The hypocrisy of the United States Foreign Relations Committee in the Senate

There is hypocrisy today in the Foreign Relations Committee hearings. Dov Levin of Carnegie Mellon University has done a complete study of how many times the US tried to influence a national election in other countries. He has shown that 81 times between 1946 to 2000 the US attempted the altar the elections of other nations. We now call foul when another country uses propaganda, get out the votes and campaign materials through public pronouncements. In the same study, Russia had interfered in 36 countries. 
Russia did not raise this in 1996, the US participated through the IMF to support Boris Yeltsin to the tune of a 10.2 billion loan. In 1999, Israeli elections saw Bill Clinton help Ehud Barak against Benjamin Netanyahu. In the 2016 election, the Jerusalem Post cited “There were various liberal groups in the United States that were raising millions to fund a campaign called V15 against Prime Minister Netanyahu." McLaughlin also cited an effort "to organize the [Israeli] Arabs into one party and teach them about voter turnout."
Having Sec. Klapper talks about a glass house and not throwing stones, sounds like the United States apparently succeeded in doing this. If what the United States Foreign Relations Committee wants to do is to create an awareness of cybersecurity this is a strange way to bring this about. Declaring we can create a cyber battle with most of the countries being far more sophisticated without creating more harm would be nothing short illustrating the issues we have with the current Congress. The hearings were mainly to have the Congressman create a bully pulpit for their belief in the so-called Russian hackings. Amazingly outside of McCain and Graham, it was split largely along party lines.
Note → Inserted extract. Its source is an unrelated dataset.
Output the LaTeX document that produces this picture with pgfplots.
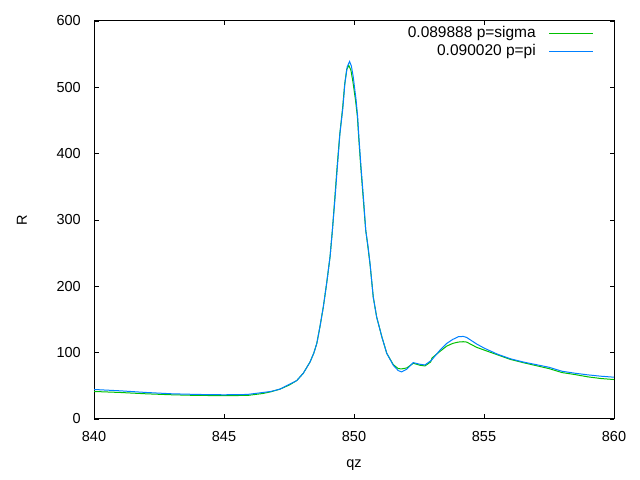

When Congress thinks they are fighting a conventional war in cyberspace, they need to step back and understand what this means its totally different.
The press and the Congress has no concept of what it will take to counterattack because it will expose to our adversaries or capabilities. You cannot respond to anything other than real time. Also, why are the people like John Podesta who use the word password for password, why is he not held accountable for securing his sensitive information? Also, we need to be very succinct about how the DNC was hacked and whether there is any direct involvement with WikiLeaks.
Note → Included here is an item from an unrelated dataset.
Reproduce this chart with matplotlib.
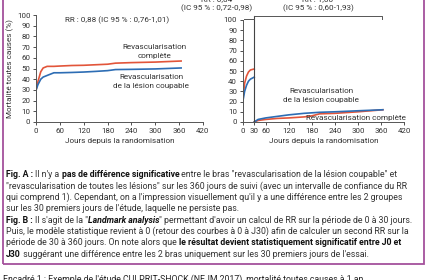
import matplotlib.pyplot as plt
from matplotlib.patches import Rectangle

plt.rcParams['font.family'] = ['Roboto', 'DejaVu Sans']

# donnees fig A (courbes cumulees 0-365 jours)
jours_a = [0, 0.3, 5, 12, 18, 28, 45, 60, 90, 120, 150, 180, 200, 240, 300, 365]
complete_a = [0, 30, 38, 47, 50.5, 52, 52, 52.3, 52.8, 53, 53.5, 54, 55, 55.5, 56, 57]
coupable_a = [0, 30, 35, 40, 42, 43.5, 46, 46, 46.3, 46.7, 47.3, 48, 49, 49.2, 49.6, 50.5]

# donnees fig B (landmark a J30)
jours_b1 = [0, 0.3, 5, 10, 15, 20, 30]
complete_b1 = [0, 22, 38, 45, 49, 51, 52]
coupable_b1 = [0, 20, 30, 36, 40, 42, 44]
jours_b2 = [30, 40, 60, 90, 120, 160, 180, 200, 240, 300, 365]
complete_b2 = [0, 1.5, 2.5, 3.5, 4, 5, 6, 8, 8.5, 10, 12]
coupable_b2 = [0, 2.5, 4, 5.5, 7, 8.5, 9, 9.5, 10, 11, 12]

xticks_a = [0, 60, 120, 180, 240, 300, 360, 420]
xticks_b = [0, 30, 60, 120, 180, 240, 300, 360, 420]
yticks = list(range(0, 101, 10))

rouge = '#e2553a'
bleu = '#2d6db4'
gris = '#333333'
violet = '#a4519c'

fig = plt.figure(figsize=(4.28, 2.80), dpi=100)
W, H = 428, 280

def axes_px(x0, x1, ytop, ybot):
    return fig.add_axes([x0 / W, 1 - ybot / H, (x1 - x0) / W, (ybot - ytop) / H])

def style(ax, xt):
    ax.set_xlim(0, 420)
    ax.set_ylim(0, 100)
    ax.set_xticks(xt)
    ax.set_yticks(yticks)
    for s in ['top', 'right']:
        ax.spines[s].set_visible(False)
    for s in ['left', 'bottom']:
        ax.spines[s].set_color('#555555')
        ax.spines[s].set_linewidth(0.7)
    ax.tick_params(labelsize=5.7, colors=gris, length=2.5, width=0.6, pad=1.5)
    ax.set_xlabel('Jours depuis la randomisation', fontsize=5.9, color=gris, labelpad=3)
    ax.patch.set_alpha(0)

ax1 = axes_px(36, 203, 15, 122)
style(ax1, xticks_a)
ax1.plot(jours_a, complete_a, color=rouge, lw=1.2)
ax1.plot(jours_a, coupable_a, color=bleu, lw=1.2)
ax1.set_ylabel('Mortalité toutes causes (%)', fontsize=5.9, color=gris, labelpad=2)
ax1.text(204, 95, 'RR : 0,88 (IC 95 % : 0,76-1,01)', fontsize=5.9, color=gris, ha='center', va='center')
ax1.text(297, 66, 'Revascularisation\ncomplète', fontsize=5.9, color=gris, ha='center', va='center', linespacing=1.5)
ax1.text(290, 38, 'Revascularisation\nde la lésion coupable', fontsize=5.9, color=gris, ha='center', va='center', linespacing=1.5)

ax2 = axes_px(242.7, 404, 20, 122)
style(ax2, xticks_b)
ax2.plot(jours_b1, complete_b1, color=rouge, lw=1.2)
ax2.plot(jours_b1, coupable_b1, color=bleu, lw=1.2)
ax2.plot(jours_b2, complete_b2, color=rouge, lw=1.2)
ax2.plot(jours_b2, coupable_b2, color=bleu, lw=1.2)
ax2.plot([30, 30], [0, 104], color='#444444', lw=0.8, clip_on=False)
ax2.plot([30, 362, 362], [104, 104, 101], color='#555555', lw=0.7, clip_on=False)
ax2.plot([3, 30], [101, 101], color='#555555', lw=0.7, clip_on=False)
ax2.text(-67, 108, 'RR : 0,84\n(IC 95 % : 0,72-0,98)', fontsize=5.9, color=gris, ha='center', va='bottom', linespacing=1.3)
ax2.text(196, 108, 'RR : 1,00\n(IC 95 % : 0,60-1,93)', fontsize=5.9, color=gris, ha='center', va='bottom', linespacing=1.3)
ax2.text(205, 26, 'Revascularisation\nde la lésion coupable', fontsize=5.9, color=gris, ha='center', va='center', linespacing=1.5)
ax2.text(295, 4, 'Revascularisation complète', fontsize=5.9, color=gris, ha='center', va='center')

# cadre violet
fig.patches.append(Rectangle((3 / W, 1 - 264 / H), 421 / W, 1.2, fill=False,
                             edgecolor=violet, lw=1.3, transform=fig.transFigure, figure=fig))

# texte explicatif (segments normaux / gras)
lignes = [
    [('Fig. A : ', 'bold', 'normal'), ("Il n'y a ", 'normal', 'normal'),
     ('pas de différence significative', 'bold', 'normal'),
     (' entre le bras "revascularisation de la lésion coupable" et', 'normal', 'normal')],
    [('"revascularisation de toutes les lésions" sur les 360 jours de suivi (avec un intervalle de confiance du RR', 'normal', 'normal')],
    [("qui comprend 1). Cependant, on a l'impression visuellement qu'il y a une différence entre les 2 groupes", 'normal', 'normal')],
    [("sur les 30 premiers jours de l'étude, laquelle ne persiste pas.", 'normal', 'normal')],
    [('Fig. B : ', 'bold', 'normal'), ("Il s'agit de la \"", 'normal', 'normal'),
     ('Landmark analysis', 'bold', 'italic'),
     ("\" permettant d'avoir un calcul de RR sur la période de 0 à 30 jours.", 'normal', 'normal')],
    [('Puis, le modèle statistique revient à 0 (retour des courbes à 0 à J30) afin de calculer un second RR sur la', 'normal', 'normal')],
    [('période de 30 à 360 jours. On note alors que ', 'normal', 'normal'),
     ('le résultat devient statistiquement significatif entre J0 et', 'bold', 'normal')],
    [('J30', 'bold', 'normal'),
     (" suggérant une différence entre les 2 bras uniquement sur les 30 premiers jours de l'essai.", 'normal', 'normal')],
]
taille = 6.35
y0 = 177
for i, segs in enumerate(lignes):
    y = 1 - (y0 + i * 11.4) / H
    prec = None
    for txt, poids, style_f in segs:
        coul = '#111111' if poids == 'bold' else gris
        if prec is None:
            prec = fig.text(6 / W, y, txt, fontsize=taille, fontweight=poids, fontstyle=style_f,
                            color=coul, va='baseline', ha='left')
        else:
            prec = plt.annotate(txt, xy=(1, 0), xycoords=prec, xytext=(0, 0), textcoords='offset points',
                                fontsize=taille, fontweight=poids, fontstyle=style_f, color=coul,
                                va='bottom', ha='left', annotation_clip=False)

fig.text(3 / W, 1 - 274 / H, "Encadré 1 : Exemple de l'étude CULPRIT-SHOCK (NEJM 2017), mortalité toutes causes à 1 an",
         fontsize=6.3, color='#222222', va='top', ha='left')

plt.savefig('out.png', dpi=100)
Having lived in this industry for so many years cyber attacks or more sophisticated and potentially more lethal as the attack is not against the archival records such as email but data. We need to educate or train the government to deal with this threat. The day of Congress debating rather than reacting will cause the United States to fall further behind.
What’s happening to intelligence is that there are in a new era of cyber network warfare that they do not understand or can deal with. The climate of this whole situation is that we knew we were attacked for the last decade and when the incumbent party gets defeated then we go into action. I hope the new administration has a complete view of what is going on here.